→ **Given instruction**
Repeat the lines below exactly as they appear, but leave out the images.

→ **Material**
==============================

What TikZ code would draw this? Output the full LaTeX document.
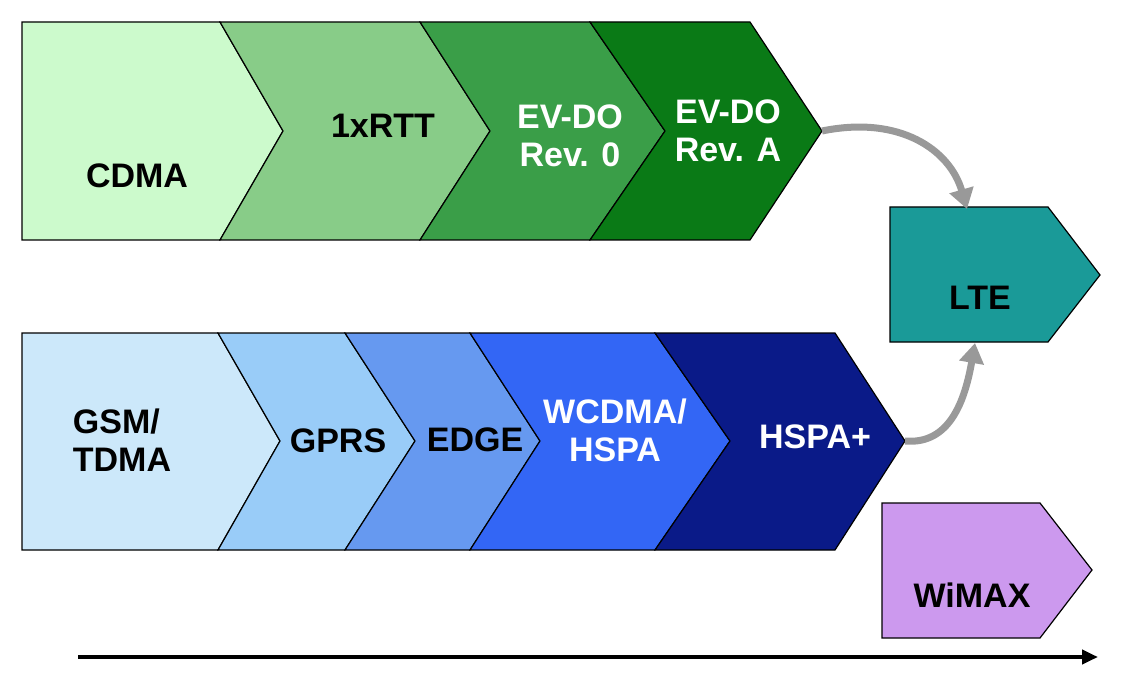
\documentclass[tikz,border=0pt]{standalone}
\usepackage{fontspec}
\setmainfont{Liberation Sans}
\usetikzlibrary{arrows.meta}
\definecolor{c1}{HTML}{CCFACC}\definecolor{c2}{HTML}{88CC88}\definecolor{c3}{HTML}{3A9E48}\definecolor{c4}{HTML}{0A7A16}
\definecolor{g1}{HTML}{CCE8FA}\definecolor{g2}{HTML}{99CCF8}\definecolor{g3}{HTML}{6699F0}\definecolor{g4}{HTML}{3366F5}\definecolor{g5}{HTML}{0A1A88}
\definecolor{lte}{HTML}{1A9A98}\definecolor{wim}{HTML}{CC99EE}
\begin{document}
\begin{tikzpicture}[x=1pt,y=-1pt,
 sh/.style={draw=black,line width=1.2pt,line join=miter},
 lb/.style={font=\fontsize{34}{38}\selectfont\bfseries,align=center},
 gr/.style={draw=gray!80,line width=7pt,-{Triangle[length=20pt,width=24pt]}}]
\useasboundingbox (0,0) rectangle (1132,676);
% top row
\filldraw[sh,fill=c1] (22,22)--(220,22)--(283,131)--(220,240)--(22,240)--cycle;
\filldraw[sh,fill=c2] (220,22)--(420,22)--(490,131)--(420,240)--(220,240)--(283,131)--cycle;
\filldraw[sh,fill=c3] (420,22)--(590,22)--(665,131)--(590,240)--(420,240)--(490,131)--cycle;
\filldraw[sh,fill=c4] (590,22)--(750,22)--(822,131)--(750,240)--(590,240)--(665,131)--cycle;
\node[lb] (cdma) at (137,176) {CDMA};
\node[lb] (rtt) at (383,126) {1xRTT};
\node[lb,text=white] (ev0) at (570,136) {EV-DO\\Rev. 0};
\node[lb,text=white] (eva) at (728,131) {EV-DO\\Rev. A};
% bottom row
\filldraw[sh,fill=g1] (22,333)--(218,333)--(280,441)--(218,550)--(22,550)--cycle;
\filldraw[sh,fill=g2] (218,333)--(345,333)--(415,441)--(345,550)--(218,550)--(280,441)--cycle;
\filldraw[sh,fill=g3] (345,333)--(470,333)--(540,441)--(470,550)--(345,550)--(415,441)--cycle;
\filldraw[sh,fill=g4] (470,333)--(655,333)--(730,441)--(655,550)--(470,550)--(540,441)--cycle;
\filldraw[sh,fill=g5] (655,333)--(835,333)--(905,441)--(835,550)--(655,550)--(730,441)--cycle;
\node[lb,align=left] (gsm) at (122,440) {GSM/\\TDMA};
\node[lb] (gprs) at (338,441) {GPRS};
\node[lb] (edge) at (475,440) {EDGE};
\node[lb,text=white] (wc) at (615,430) {WCDMA/\\HSPA};
\node[lb,text=white] (hspa) at (815,437) {HSPA+};
% LTE, WiMAX
\filldraw[sh,fill=lte] (890,207)--(1048,207)--(1100,275)--(1048,342)--(890,342)--cycle;
\node[lb] (lteN) at (980,298) {LTE};
\filldraw[sh,fill=wim] (882,503)--(1040,503)--(1092,570)--(1040,638)--(882,638)--cycle;
\node[lb] (wimN) at (972,595) {WiMAX};
\coordinate (a1) at (822,131); \coordinate (a2) at (967,209);
\coordinate (b1) at (905,441); \coordinate (b2) at (975,343);
\draw[gr] (a1) .. controls (900,115) and (950,150) .. (a2);
\draw[gr] (b1) .. controls (950,445) and (965,400) .. (b2);
\coordinate (t1) at (78,657); \coordinate (t2) at (1098,657);
\draw[line width=4pt,-{Triangle[length=16pt,width=14pt]}] (t1)--(t2);
\end{tikzpicture}
\end{document}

==============================

→ **Response to the task**
What TikZ code would draw this? Output the full LaTeX document.
\documentclass[tikz,border=0pt]{standalone}
\usepackage{fontspec}
\setmainfont{Liberation Sans}
\usetikzlibrary{arrows.meta}
\definecolor{c1}{HTML}{CCFACC}\definecolor{c2}{HTML}{88CC88}\definecolor{c3}{HTML}{3A9E48}\definecolor{c4}{HTML}{0A7A16}
\definecolor{g1}{HTML}{CCE8FA}\definecolor{g2}{HTML}{99CCF8}\definecolor{g3}{HTML}{6699F0}\definecolor{g4}{HTML}{3366F5}\definecolor{g5}{HTML}{0A1A88}
\definecolor{lte}{HTML}{1A9A98}\definecolor{wim}{HTML}{CC99EE}
\begin{document}
\begin{tikzpicture}[x=1pt,y=-1pt,
 sh/.style={draw=black,line width=1.2pt,line join=miter},
 lb/.style={font=\fontsize{34}{38}\selectfont\bfseries,align=center},
 gr/.style={draw=gray!80,line width=7pt,-{Triangle[length=20pt,width=24pt]}}]
\useasboundingbox (0,0) rectangle (1132,676);
% top row
\filldraw[sh,fill=c1] (22,22)--(220,22)--(283,131)--(220,240)--(22,240)--cycle;
\filldraw[sh,fill=c2] (220,22)--(420,22)--(490,131)--(420,240)--(220,240)--(283,131)--cycle;
\filldraw[sh,fill=c3] (420,22)--(590,22)--(665,131)--(590,240)--(420,240)--(490,131)--cycle;
\filldraw[sh,fill=c4] (590,22)--(750,22)--(822,131)--(750,240)--(590,240)--(665,131)--cycle;
\node[lb] (cdma) at (137,176) {CDMA};
\node[lb] (rtt) at (383,126) {1xRTT};
\node[lb,text=white] (ev0) at (570,136) {EV-DO\\Rev. 0};
\node[lb,text=white] (eva) at (728,131) {EV-DO\\Rev. A};
% bottom row
\filldraw[sh,fill=g1] (22,333)--(218,333)--(280,441)--(218,550)--(22,550)--cycle;
\filldraw[sh,fill=g2] (218,333)--(345,333)--(415,441)--(345,550)--(218,550)--(280,441)--cycle;
\filldraw[sh,fill=g3] (345,333)--(470,333)--(540,441)--(470,550)--(345,550)--(415,441)--cycle;
\filldraw[sh,fill=g4] (470,333)--(655,333)--(730,441)--(655,550)--(470,550)--(540,441)--cycle;
\filldraw[sh,fill=g5] (655,333)--(835,333)--(905,441)--(835,550)--(655,550)--(730,441)--cycle;
\node[lb,align=left] (gsm) at (122,440) {GSM/\\TDMA};
\node[lb] (gprs) at (338,441) {GPRS};
\node[lb] (edge) at (475,440) {EDGE};
\node[lb,text=white] (wc) at (615,430) {WCDMA/\\HSPA};
\node[lb,text=white] (hspa) at (815,437) {HSPA+};
% LTE, WiMAX
\filldraw[sh,fill=lte] (890,207)--(1048,207)--(1100,275)--(1048,342)--(890,342)--cycle;
\node[lb] (lteN) at (980,298) {LTE};
\filldraw[sh,fill=wim] (882,503)--(1040,503)--(1092,570)--(1040,638)--(882,638)--cycle;
\node[lb] (wimN) at (972,595) {WiMAX};
\coordinate (a1) at (822,131); \coordinate (a2) at (967,209);
\coordinate (b1) at (905,441); \coordinate (b2) at (975,343);
\draw[gr] (a1) .. controls (900,115) and (950,150) .. (a2);
\draw[gr] (b1) .. controls (950,445) and (965,400) .. (b2);
\coordinate (t1) at (78,657); \coordinate (t2) at (1098,657);
\draw[line width=4pt,-{Triangle[length=16pt,width=14pt]}] (t1)--(t2);
\end{tikzpicture}
\end{document}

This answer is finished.